Hi, Andy! Thanks for agreeing to be interviewed.
Before we start, would you mind telling us a bit about yourself?
I’m in my late 40s, somewhere around the 35 mark, and I’ve recently discovered that life isn’t a jail sentence but an adventure that’s probably worth giving a go. For the past 19 years or so I’ve been employed as a Crime Scene Investigator (CSI) and love my job.
So, what inspired you to start writing?
I’ve been a reader for as long as I can remember. When I was in my mid-twenties, I read a book that I thought was utterly rubbish, and I was sure – absolutely positive – that I could write one better. I couldn’t. Oh I wrote one, but it was utterly rubbish too. And I’ve been trying to get into the ‘reasonable’ category ever since then.
Your books are better than reasonable! I’m reading A Long Time Dead now!
Is there anything you find particularly challenging in your writing?
I’ve always been a non-conformist with everything in life. Don’t get me wrong, I’m not a baddun, but I get miffed with rules and regs. So one of the challenging things about my writing was to discover that some of those rules are there for my own benefit. An example would be story length. Most people’s idea of a story is about 100k words; it makes it easy to package and easy to sell, makes it palatable for most readers.
So beginning a series with a 260k word story probably wasn’t my best marketing move ever. My plight is to keep things tight, keep books in check instead of letting myself have a free hand. I suppose one day I’ll learn.
When you’re writing a story, where do you start? Main text? Title? Beginning? end?
Where do I start a new story? Usually I start with a premise: “What would happen if they brought back the death penalty?” But sometimes I begin with just one scene. Black by Rose began with a robbery and I constructed a story around it. That robbery scene is something like chapter 23 now.
Do you have any regrets or things you wish that you had done differently?
Do I have any regrets? How long have you got? See 3. I’m terrible at making my mind up. I’ll finish something and then go back and change it because “I’m making it better.” I have no patience either; and these two things are a bad combination. If I’d stopped and thought about it, I wouldn’t have released A Long Time Dead with the main character called Jonathan Benedict. I would have changed him to Roger Conniston before I published. Honestly, the list goes on.
What advice would you give to other authors?
Advice I wish I’d had falls from question 5 really: be patient.
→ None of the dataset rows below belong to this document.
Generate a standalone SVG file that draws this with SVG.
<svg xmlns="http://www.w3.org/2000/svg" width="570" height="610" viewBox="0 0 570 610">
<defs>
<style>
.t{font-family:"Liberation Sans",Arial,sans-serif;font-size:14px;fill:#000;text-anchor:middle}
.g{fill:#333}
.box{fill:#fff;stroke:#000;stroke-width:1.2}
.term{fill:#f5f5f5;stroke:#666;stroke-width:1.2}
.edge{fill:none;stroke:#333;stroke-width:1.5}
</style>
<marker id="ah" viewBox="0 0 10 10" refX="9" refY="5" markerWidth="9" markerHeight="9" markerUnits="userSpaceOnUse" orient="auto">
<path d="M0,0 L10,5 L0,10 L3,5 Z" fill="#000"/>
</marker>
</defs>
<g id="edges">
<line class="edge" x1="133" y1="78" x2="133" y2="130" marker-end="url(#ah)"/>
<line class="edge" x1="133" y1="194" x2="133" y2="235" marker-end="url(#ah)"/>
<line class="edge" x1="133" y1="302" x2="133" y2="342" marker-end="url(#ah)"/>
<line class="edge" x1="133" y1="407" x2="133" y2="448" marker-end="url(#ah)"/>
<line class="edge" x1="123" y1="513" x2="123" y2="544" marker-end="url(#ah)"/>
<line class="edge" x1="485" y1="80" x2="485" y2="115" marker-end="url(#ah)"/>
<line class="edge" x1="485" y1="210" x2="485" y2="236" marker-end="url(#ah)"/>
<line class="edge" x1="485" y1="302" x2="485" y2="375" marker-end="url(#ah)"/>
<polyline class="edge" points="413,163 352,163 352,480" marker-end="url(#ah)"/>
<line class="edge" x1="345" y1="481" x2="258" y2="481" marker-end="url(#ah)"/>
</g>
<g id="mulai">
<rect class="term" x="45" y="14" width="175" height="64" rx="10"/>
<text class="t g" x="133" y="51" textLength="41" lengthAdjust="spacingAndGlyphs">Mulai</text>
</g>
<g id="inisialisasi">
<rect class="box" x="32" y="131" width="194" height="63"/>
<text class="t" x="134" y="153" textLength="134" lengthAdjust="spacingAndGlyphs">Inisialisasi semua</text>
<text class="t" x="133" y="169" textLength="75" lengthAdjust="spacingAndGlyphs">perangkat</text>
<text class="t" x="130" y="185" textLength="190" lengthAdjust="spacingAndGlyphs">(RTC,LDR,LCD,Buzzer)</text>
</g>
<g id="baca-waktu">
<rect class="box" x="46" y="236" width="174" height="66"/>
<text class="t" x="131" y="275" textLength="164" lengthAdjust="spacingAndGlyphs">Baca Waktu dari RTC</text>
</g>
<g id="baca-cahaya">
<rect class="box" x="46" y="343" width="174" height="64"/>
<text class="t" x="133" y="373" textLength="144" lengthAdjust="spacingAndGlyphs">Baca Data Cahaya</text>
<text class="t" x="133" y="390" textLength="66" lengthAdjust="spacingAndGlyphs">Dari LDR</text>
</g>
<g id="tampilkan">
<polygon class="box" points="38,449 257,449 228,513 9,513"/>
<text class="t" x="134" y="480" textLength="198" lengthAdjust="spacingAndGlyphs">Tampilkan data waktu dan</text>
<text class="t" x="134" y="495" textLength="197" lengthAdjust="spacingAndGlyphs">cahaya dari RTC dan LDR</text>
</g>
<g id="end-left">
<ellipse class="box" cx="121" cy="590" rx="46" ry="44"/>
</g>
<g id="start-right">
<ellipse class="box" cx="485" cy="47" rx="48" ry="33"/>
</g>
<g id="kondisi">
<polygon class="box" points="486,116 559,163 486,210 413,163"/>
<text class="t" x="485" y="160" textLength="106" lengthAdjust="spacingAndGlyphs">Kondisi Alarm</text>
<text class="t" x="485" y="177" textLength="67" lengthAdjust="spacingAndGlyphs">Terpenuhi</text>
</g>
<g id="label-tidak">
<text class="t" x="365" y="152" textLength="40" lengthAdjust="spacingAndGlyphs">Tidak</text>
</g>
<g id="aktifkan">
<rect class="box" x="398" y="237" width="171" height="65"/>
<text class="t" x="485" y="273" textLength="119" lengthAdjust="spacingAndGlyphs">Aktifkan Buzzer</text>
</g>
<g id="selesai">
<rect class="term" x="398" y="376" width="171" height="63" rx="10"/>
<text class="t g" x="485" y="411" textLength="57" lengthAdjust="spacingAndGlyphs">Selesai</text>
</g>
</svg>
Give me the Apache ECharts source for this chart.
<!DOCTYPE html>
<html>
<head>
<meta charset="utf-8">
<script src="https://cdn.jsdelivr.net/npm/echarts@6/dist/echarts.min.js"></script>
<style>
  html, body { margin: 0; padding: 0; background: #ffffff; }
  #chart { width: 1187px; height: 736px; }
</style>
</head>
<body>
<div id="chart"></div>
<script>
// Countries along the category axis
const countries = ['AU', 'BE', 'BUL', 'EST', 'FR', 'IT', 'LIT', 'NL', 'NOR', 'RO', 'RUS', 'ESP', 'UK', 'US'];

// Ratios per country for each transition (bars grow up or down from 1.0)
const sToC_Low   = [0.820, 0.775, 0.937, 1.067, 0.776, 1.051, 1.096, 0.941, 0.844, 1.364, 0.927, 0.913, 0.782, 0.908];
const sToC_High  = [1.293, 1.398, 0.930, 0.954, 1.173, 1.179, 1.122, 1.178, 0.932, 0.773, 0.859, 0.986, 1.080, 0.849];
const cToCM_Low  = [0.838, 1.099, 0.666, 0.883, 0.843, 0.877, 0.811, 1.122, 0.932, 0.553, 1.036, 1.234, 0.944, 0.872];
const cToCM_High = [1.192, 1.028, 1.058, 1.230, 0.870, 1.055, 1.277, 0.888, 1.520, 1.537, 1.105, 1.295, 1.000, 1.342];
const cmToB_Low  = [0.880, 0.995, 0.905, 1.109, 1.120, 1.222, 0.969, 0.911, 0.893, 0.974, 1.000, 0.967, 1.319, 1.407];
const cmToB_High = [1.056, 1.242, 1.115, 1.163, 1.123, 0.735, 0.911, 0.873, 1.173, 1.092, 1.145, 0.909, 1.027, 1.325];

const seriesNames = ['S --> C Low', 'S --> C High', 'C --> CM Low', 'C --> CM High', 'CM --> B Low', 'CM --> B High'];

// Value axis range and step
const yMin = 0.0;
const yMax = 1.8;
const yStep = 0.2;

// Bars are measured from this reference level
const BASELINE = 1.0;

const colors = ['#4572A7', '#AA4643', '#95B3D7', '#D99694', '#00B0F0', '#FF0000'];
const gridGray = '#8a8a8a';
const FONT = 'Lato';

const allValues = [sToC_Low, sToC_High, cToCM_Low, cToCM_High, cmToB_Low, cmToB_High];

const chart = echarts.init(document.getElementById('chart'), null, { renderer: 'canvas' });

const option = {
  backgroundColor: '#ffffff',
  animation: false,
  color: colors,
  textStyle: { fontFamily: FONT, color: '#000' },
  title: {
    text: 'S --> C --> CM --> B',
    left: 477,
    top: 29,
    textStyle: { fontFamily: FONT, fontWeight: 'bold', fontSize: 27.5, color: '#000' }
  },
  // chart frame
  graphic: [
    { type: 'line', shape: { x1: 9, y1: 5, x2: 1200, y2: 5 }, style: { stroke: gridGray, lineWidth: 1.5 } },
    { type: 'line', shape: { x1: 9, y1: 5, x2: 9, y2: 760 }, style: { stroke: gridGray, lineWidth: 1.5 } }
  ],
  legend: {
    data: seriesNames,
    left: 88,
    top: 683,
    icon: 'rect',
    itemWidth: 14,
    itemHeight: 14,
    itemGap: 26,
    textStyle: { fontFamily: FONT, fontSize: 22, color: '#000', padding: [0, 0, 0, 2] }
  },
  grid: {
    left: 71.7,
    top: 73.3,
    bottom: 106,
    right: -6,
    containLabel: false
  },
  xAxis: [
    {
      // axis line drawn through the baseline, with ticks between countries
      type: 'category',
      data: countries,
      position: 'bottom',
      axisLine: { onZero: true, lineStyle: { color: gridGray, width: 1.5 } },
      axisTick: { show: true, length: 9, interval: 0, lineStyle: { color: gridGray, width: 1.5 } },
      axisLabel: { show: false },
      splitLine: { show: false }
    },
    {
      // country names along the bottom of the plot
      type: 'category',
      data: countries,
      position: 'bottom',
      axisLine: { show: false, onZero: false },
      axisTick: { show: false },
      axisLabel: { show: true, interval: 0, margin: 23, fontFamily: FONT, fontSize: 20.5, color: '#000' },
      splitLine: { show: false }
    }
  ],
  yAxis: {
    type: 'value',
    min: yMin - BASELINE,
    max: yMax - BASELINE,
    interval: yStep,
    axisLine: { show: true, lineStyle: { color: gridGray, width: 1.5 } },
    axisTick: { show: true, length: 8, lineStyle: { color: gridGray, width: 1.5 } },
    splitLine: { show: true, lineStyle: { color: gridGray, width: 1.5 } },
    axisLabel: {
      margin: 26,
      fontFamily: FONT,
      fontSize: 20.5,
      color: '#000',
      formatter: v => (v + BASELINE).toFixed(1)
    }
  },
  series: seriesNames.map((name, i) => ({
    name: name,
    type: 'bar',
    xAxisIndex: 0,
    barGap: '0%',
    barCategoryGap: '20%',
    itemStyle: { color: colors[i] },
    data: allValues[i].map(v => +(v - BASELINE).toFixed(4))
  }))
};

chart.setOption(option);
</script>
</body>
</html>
Write a lot, but be patient and select your dot with precision (http://andrew-barrett.co.uk/index.php/andrews-blog).
Are there any books or authors that you feel have particularly influenced you?
I suppose it sounds cliché, but I really enjoy a good Stephen King book; my favourite being The Stand. I have a fairly broad spectrum when it comes to reading though I can’t state that any have influenced my writing specifically. I do enjoy Bernard Cornwell, and am loving George RR Martin’s Game of Thrones right now. But as for crime fiction, I enjoyed Prince of Thieves by Chuck Hogan, and very recently discovered James Carol. Broken Dolls was superbly written; a lesson in how to write an excellent crime thriller.
Can I ask, if you don’t mind, what are you currently working on?
In between bouts of life, I’m working on my new Eddie Collins novel entitled Sword of Damocles. It features lots of already established ‘Eddie Magic’, but we see a whole new side to him as he’s unexpectedly promoted, and he’s dealing with a rebellion in the office. But to counter that, he’s investigating something quite horrific that actually has its roots in a real crime that happened about 30 years ago.
Is there anything you’d like to say to your readers, or just in general?
I count myself blessed to have been on Amazon’s best seller lists once or twice. And so I’d really like to yell a big Thank You to everyone who has read one of my offerings, and I promise to do better next time! And for those who ask when the next Eddie book is coming out, all I can say is as soon as I can possibly do it. Unfortunately I’m in one of the most turbulent parts of my life right now, but as soon as I’m able I’ll crack on with it again. In the meantime, thank you, sincerely, for your continued support and encouragement.